Standing in the shadows, Eick is lit only by a flashlight. For those unfamiliar with the Ridgefield candidate, he was a producer and financial backer of the 1999 movie “The Blair Witch Project.”
“I know I can do better than current State Treasurer Denise Nappier,” Eick tells voters. “For 15 years she made this mess. But all Connecticut taxpayers own it . . . I’m a professional financial manager — not a career politician — so don’t be scared. I have the experience to fix this mess.”
According to a spokeswoman for Eick’s campaign, the ads will air on Connecticut stations, Cablevision, and CT Interconnect. The ad buy will be roughly $30,000, she said Wednesday.
While the ad takes aim at the current Democratic State Treasurer Denise Nappier, Eick will first have to compete against Trumbull First Selectman Tim Herbst for the Republican nomination.
The two, according to a recent article in Hearst newspapers, have exchanged barbs over each other’s qualifications to oversee more than $50 billion in public assets.
Earlier Wednesday, J.R. Romano, Herbst’s campaign manager, released a statement pointing to the $10,500 in campaign contributions Eick made to former U.S. Sen.

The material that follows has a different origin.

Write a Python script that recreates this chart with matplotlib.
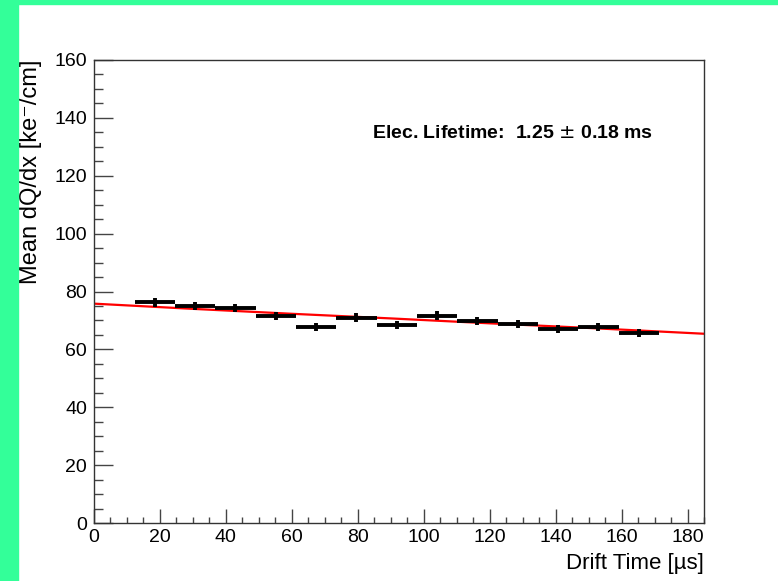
import numpy as np
import matplotlib
matplotlib.use('Agg')
import matplotlib.pyplot as plt
from matplotlib.patches import Rectangle
from matplotlib.ticker import MultipleLocator

plt.rcParams['font.family'] = ['Liberation Sans', 'DejaVu Sans']

# binned mean dQ/dx vs drift time
t_centers = [18.5, 30.7, 42.9, 55.2, 67.4, 79.6, 91.9, 104.1, 116.3, 128.6, 140.8, 153.0, 165.3]
t_halfwidth = [6.1] * 13
dqdx = [76.2, 74.9, 74.3, 71.4, 67.7, 71.0, 68.5, 71.7, 69.7, 68.8, 67.1, 67.6, 65.6]
dqdx_err = [1.4] * 13

# exponential fit curve
fit_t = [0, 30, 60, 90, 120, 150, 185]
fit_y = [75.8, 74.0, 72.3, 70.7, 69.0, 67.4, 65.4]

lifetime_text = r'Elec. Lifetime:  1.25 $\pm$ 0.18 ms'

fig = plt.figure(figsize=(7.78, 5.81), dpi=100)
fig.patches.append(Rectangle((0, 0), 18/778, 1, transform=fig.transFigure, color='#33ff99', zorder=0))
fig.patches.append(Rectangle((0, 1 - 4/581), 1, 4/581, transform=fig.transFigure, color='#33ff99', zorder=0))

ax = fig.add_axes([94/778, 1 - 523/581, (704 - 94)/778, (523 - 60)/581])

ax.plot(fit_t, fit_y, color='red', lw=1.6, zorder=2)
ax.errorbar(t_centers, dqdx, xerr=t_halfwidth, yerr=dqdx_err, fmt='none',
            ecolor='black', elinewidth=2.8, capsize=0, zorder=3)

ax.set_xlim(0, 185)
ax.set_ylim(0, 160)
ax.xaxis.set_major_locator(MultipleLocator(20))
ax.xaxis.set_minor_locator(MultipleLocator(5))
ax.yaxis.set_major_locator(MultipleLocator(20))
ax.yaxis.set_minor_locator(MultipleLocator(5))
ax.tick_params(which='both', direction='in', top=False, right=False, labelsize=14, color='#444444', width=1)
ax.tick_params(axis='x', which='major', length=10, pad=4)
ax.tick_params(axis='x', which='minor', length=4.5)
ax.tick_params(axis='y', which='major', length=13.7, pad=5)
ax.tick_params(axis='y', which='minor', length=6.5)
for s in ax.spines.values():
    s.set_linewidth(1.0)
    s.set_color('#333333')

ax.set_ylabel('Mean dQ/dx [ke⁻/cm]', fontsize=17, loc='top')
ax.yaxis.set_label_coords(-0.085, 1.0)
ax.set_xlabel('Drift Time [µs]', fontsize=16, loc='right')
ax.xaxis.set_label_coords(1.0, -0.065)

ax.text(0.456, 0.842, lifetime_text, transform=ax.transAxes, fontsize=14,
        fontweight='bold', ha='left', va='center')

fig.savefig('out.png', dpi=100)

Chris Dodd, the once powerful chairman of the Senate Banking Committee.
“Chris Dodd allowed big banks and government institutions to wreck America’s economy in 2008, wiping out the savings of millions of Americans and thousands of Connecticut families,” Romano said. “Bob Eick made millions on Wall Street and he shared his winnings on the man who wrote the rules of finance.”
Eick has taken aim at Herbst’s management of Trumbull’s pension funds, which are only 32.5 percent funded, according to the recent Hearst news report.
Jack Orchulli, the former fashion executive who ran for state comptroller and had planned to run for state treasurer, already dropped out of the race.